_Task requirements:_
Return the listing below exactly, with the pictures dropped.

_Collected data:_
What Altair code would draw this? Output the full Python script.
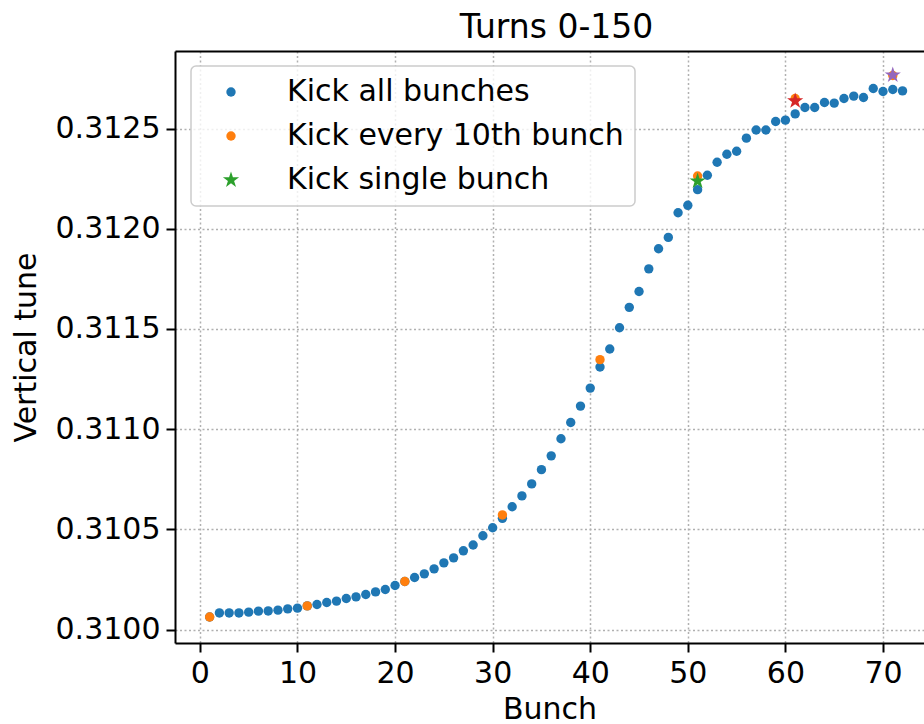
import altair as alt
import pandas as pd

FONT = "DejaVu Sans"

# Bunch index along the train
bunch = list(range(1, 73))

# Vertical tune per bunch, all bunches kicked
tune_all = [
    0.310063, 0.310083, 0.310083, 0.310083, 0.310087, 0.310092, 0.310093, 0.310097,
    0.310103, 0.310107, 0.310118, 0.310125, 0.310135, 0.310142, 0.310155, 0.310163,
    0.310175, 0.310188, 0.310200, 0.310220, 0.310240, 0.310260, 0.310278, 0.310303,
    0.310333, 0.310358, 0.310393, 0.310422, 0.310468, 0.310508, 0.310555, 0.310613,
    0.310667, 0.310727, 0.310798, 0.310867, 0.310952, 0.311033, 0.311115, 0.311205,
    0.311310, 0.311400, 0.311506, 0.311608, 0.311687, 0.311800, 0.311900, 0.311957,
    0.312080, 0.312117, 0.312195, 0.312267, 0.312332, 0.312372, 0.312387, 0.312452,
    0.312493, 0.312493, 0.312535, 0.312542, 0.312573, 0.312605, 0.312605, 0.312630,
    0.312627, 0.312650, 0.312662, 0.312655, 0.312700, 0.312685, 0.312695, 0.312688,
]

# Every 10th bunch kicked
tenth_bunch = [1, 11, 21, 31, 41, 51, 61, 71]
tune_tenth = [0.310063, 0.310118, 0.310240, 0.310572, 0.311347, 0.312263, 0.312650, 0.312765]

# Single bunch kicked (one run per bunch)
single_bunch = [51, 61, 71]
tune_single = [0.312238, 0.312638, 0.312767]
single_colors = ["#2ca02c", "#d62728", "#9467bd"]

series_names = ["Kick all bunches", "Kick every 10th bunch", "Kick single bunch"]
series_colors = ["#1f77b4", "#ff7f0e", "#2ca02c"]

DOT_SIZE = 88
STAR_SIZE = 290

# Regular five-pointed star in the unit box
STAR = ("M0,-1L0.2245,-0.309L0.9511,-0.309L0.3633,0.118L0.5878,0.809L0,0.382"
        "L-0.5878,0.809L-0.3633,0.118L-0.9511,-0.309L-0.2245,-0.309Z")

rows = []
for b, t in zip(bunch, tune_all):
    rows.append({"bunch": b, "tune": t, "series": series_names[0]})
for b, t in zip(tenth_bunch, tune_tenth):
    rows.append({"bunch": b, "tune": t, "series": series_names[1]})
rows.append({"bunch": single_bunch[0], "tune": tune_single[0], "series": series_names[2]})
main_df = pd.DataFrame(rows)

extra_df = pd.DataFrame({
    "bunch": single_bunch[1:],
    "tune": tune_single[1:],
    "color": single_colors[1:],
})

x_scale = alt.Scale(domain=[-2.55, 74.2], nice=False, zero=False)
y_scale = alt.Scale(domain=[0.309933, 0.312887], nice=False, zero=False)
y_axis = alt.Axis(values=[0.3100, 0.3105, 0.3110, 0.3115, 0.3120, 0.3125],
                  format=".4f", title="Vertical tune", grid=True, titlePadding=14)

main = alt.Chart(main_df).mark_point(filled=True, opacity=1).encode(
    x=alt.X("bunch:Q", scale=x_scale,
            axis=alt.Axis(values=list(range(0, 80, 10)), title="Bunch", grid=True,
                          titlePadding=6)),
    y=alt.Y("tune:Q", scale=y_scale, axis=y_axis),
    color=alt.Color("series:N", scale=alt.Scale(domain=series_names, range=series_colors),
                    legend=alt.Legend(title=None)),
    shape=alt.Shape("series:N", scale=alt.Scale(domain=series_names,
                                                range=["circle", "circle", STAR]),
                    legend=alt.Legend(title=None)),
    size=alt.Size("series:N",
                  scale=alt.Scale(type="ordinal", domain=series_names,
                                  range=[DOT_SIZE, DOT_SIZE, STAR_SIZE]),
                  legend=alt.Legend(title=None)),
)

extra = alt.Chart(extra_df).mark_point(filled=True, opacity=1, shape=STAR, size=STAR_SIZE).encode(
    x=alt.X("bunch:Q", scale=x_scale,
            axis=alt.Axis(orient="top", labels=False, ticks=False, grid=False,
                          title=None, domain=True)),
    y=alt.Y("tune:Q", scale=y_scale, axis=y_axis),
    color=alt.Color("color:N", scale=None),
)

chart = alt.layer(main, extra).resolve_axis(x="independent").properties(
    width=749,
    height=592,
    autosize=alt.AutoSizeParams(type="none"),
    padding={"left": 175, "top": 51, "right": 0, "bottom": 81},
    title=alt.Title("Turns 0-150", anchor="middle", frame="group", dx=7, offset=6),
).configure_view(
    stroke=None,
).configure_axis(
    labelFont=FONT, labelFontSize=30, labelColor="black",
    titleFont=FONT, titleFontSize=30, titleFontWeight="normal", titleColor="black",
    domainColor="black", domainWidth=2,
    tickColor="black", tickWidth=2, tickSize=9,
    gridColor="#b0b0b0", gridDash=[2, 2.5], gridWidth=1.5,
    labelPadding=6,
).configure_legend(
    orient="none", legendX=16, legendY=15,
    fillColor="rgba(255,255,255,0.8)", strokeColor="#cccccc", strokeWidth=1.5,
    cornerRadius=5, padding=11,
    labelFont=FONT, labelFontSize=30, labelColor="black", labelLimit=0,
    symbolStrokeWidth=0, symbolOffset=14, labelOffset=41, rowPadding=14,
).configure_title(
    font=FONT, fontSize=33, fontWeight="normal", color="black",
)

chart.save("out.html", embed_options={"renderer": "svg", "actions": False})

_Full response:_
What Altair code would draw this? Output the full Python script.
import altair as alt
import pandas as pd

FONT = "DejaVu Sans"

# Bunch index along the train
bunch = list(range(1, 73))

# Vertical tune per bunch, all bunches kicked
tune_all = [
    0.310063, 0.310083, 0.310083, 0.310083, 0.310087, 0.310092, 0.310093, 0.310097,
    0.310103, 0.310107, 0.310118, 0.310125, 0.310135, 0.310142, 0.310155, 0.310163,
    0.310175, 0.310188, 0.310200, 0.310220, 0.310240, 0.310260, 0.310278, 0.310303,
    0.310333, 0.310358, 0.310393, 0.310422, 0.310468, 0.310508, 0.310555, 0.310613,
    0.310667, 0.310727, 0.310798, 0.310867, 0.310952, 0.311033, 0.311115, 0.311205,
    0.311310, 0.311400, 0.311506, 0.311608, 0.311687, 0.311800, 0.311900, 0.311957,
    0.312080, 0.312117, 0.312195, 0.312267, 0.312332, 0.312372, 0.312387, 0.312452,
    0.312493, 0.312493, 0.312535, 0.312542, 0.312573, 0.312605, 0.312605, 0.312630,
    0.312627, 0.312650, 0.312662, 0.312655, 0.312700, 0.312685, 0.312695, 0.312688,
]

# Every 10th bunch kicked
tenth_bunch = [1, 11, 21, 31, 41, 51, 61, 71]
tune_tenth = [0.310063, 0.310118, 0.310240, 0.310572, 0.311347, 0.312263, 0.312650, 0.312765]

# Single bunch kicked (one run per bunch)
single_bunch = [51, 61, 71]
tune_single = [0.312238, 0.312638, 0.312767]
single_colors = ["#2ca02c", "#d62728", "#9467bd"]

series_names = ["Kick all bunches", "Kick every 10th bunch", "Kick single bunch"]
series_colors = ["#1f77b4", "#ff7f0e", "#2ca02c"]

DOT_SIZE = 88
STAR_SIZE = 290

# Regular five-pointed star in the unit box
STAR = ("M0,-1L0.2245,-0.309L0.9511,-0.309L0.3633,0.118L0.5878,0.809L0,0.382"
        "L-0.5878,0.809L-0.3633,0.118L-0.9511,-0.309L-0.2245,-0.309Z")

rows = []
for b, t in zip(bunch, tune_all):
    rows.append({"bunch": b, "tune": t, "series": series_names[0]})
for b, t in zip(tenth_bunch, tune_tenth):
    rows.append({"bunch": b, "tune": t, "series": series_names[1]})
rows.append({"bunch": single_bunch[0], "tune": tune_single[0], "series": series_names[2]})
main_df = pd.DataFrame(rows)

extra_df = pd.DataFrame({
    "bunch": single_bunch[1:],
    "tune": tune_single[1:],
    "color": single_colors[1:],
})

x_scale = alt.Scale(domain=[-2.55, 74.2], nice=False, zero=False)
y_scale = alt.Scale(domain=[0.309933, 0.312887], nice=False, zero=False)
y_axis = alt.Axis(values=[0.3100, 0.3105, 0.3110, 0.3115, 0.3120, 0.3125],
                  format=".4f", title="Vertical tune", grid=True, titlePadding=14)

main = alt.Chart(main_df).mark_point(filled=True, opacity=1).encode(
    x=alt.X("bunch:Q", scale=x_scale,
            axis=alt.Axis(values=list(range(0, 80, 10)), title="Bunch", grid=True,
                          titlePadding=6)),
    y=alt.Y("tune:Q", scale=y_scale, axis=y_axis),
    color=alt.Color("series:N", scale=alt.Scale(domain=series_names, range=series_colors),
                    legend=alt.Legend(title=None)),
    shape=alt.Shape("series:N", scale=alt.Scale(domain=series_names,
                                                range=["circle", "circle", STAR]),
                    legend=alt.Legend(title=None)),
    size=alt.Size("series:N",
                  scale=alt.Scale(type="ordinal", domain=series_names,
                                  range=[DOT_SIZE, DOT_SIZE, STAR_SIZE]),
                  legend=alt.Legend(title=None)),
)

extra = alt.Chart(extra_df).mark_point(filled=True, opacity=1, shape=STAR, size=STAR_SIZE).encode(
    x=alt.X("bunch:Q", scale=x_scale,
            axis=alt.Axis(orient="top", labels=False, ticks=False, grid=False,
                          title=None, domain=True)),
    y=alt.Y("tune:Q", scale=y_scale, axis=y_axis),
    color=alt.Color("color:N", scale=None),
)

chart = alt.layer(main, extra).resolve_axis(x="independent").properties(
    width=749,
    height=592,
    autosize=alt.AutoSizeParams(type="none"),
    padding={"left": 175, "top": 51, "right": 0, "bottom": 81},
    title=alt.Title("Turns 0-150", anchor="middle", frame="group", dx=7, offset=6),
).configure_view(
    stroke=None,
).configure_axis(
    labelFont=FONT, labelFontSize=30, labelColor="black",
    titleFont=FONT, titleFontSize=30, titleFontWeight="normal", titleColor="black",
    domainColor="black", domainWidth=2,
    tickColor="black", tickWidth=2, tickSize=9,
    gridColor="#b0b0b0", gridDash=[2, 2.5], gridWidth=1.5,
    labelPadding=6,
).configure_legend(
    orient="none", legendX=16, legendY=15,
    fillColor="rgba(255,255,255,0.8)", strokeColor="#cccccc", strokeWidth=1.5,
    cornerRadius=5, padding=11,
    labelFont=FONT, labelFontSize=30, labelColor="black", labelLimit=0,
    symbolStrokeWidth=0, symbolOffset=14, labelOffset=41, rowPadding=14,
).configure_title(
    font=FONT, fontSize=33, fontWeight="normal", color="black",
)

chart.save("out.html", embed_options={"renderer": "svg", "actions": False})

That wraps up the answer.